Toll charges on the majority of Irish toll roads are set to rise to their "maximum" rates from 1 July 2023.
The increases were initially scheduled to be introduced at the start of this year but were delayed by the Government for six months due to the cost-of-living crisis. In a statement on Tuesday (6 June), Transport Infrastructure Ireland (TII) said the change in toll prices is being driven by the current rate of inflation.
It also highlighted that the Consumer Price Index (CPI) increased by 8.6% between August 2021 and August 2022 and that tolls cannot rise above this rate.
There are 10 toll roads on the national road network, eight of which are operated under a Public Private Partnership (PPP) model.
The other two – the M50 and the Dublin Port Tunnel – are operated directly on behalf of TII.
TII has said the Dublin Port Tunnel will not be increasing its tolls in 2023.
Toll prices for motor cars (up to eight passengers and a driver) on the M50 will rise by either 20 cent or 30 cent, depending on the payment method.
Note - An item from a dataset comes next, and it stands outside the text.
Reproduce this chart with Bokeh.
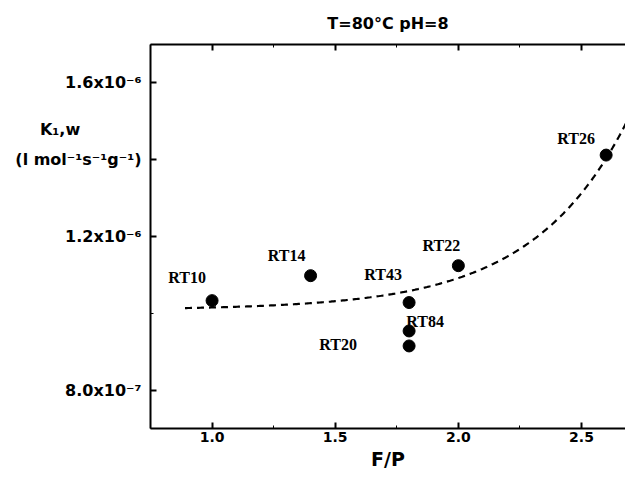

Tag users will see the costs increase from €2.10 to €2.30, while for those captured on video, costs will rise from €2.70 to €2.90.
Unregistered cars will see an increase from €3.20 to €3.50.
Meanwhile, the price for goods vehicles using the motorway will increase by between 20 cent and 60 cent, depending on the payment method and the size of the vehicle.
As for the tolls operated under a PPP model, the PPP companies submitted their toll charge calculations as part of their annual toll plans.
TII reviewed the submissions and concur with the maximum toll charges calculated.
Using a car on the M4 motorway will cost an additional 20 cent, going from €3.00 to €3.20, while doing so on the other seven toll roads will cost 10 cent more.
"Toll revenue is used for purposes including motorway maintenance, toll collection and operations, and for the maintenance of the wider national road network," TII said in a statement.
The announcement from TII comes just a week after the excise duty on fuel in Ireland was raised.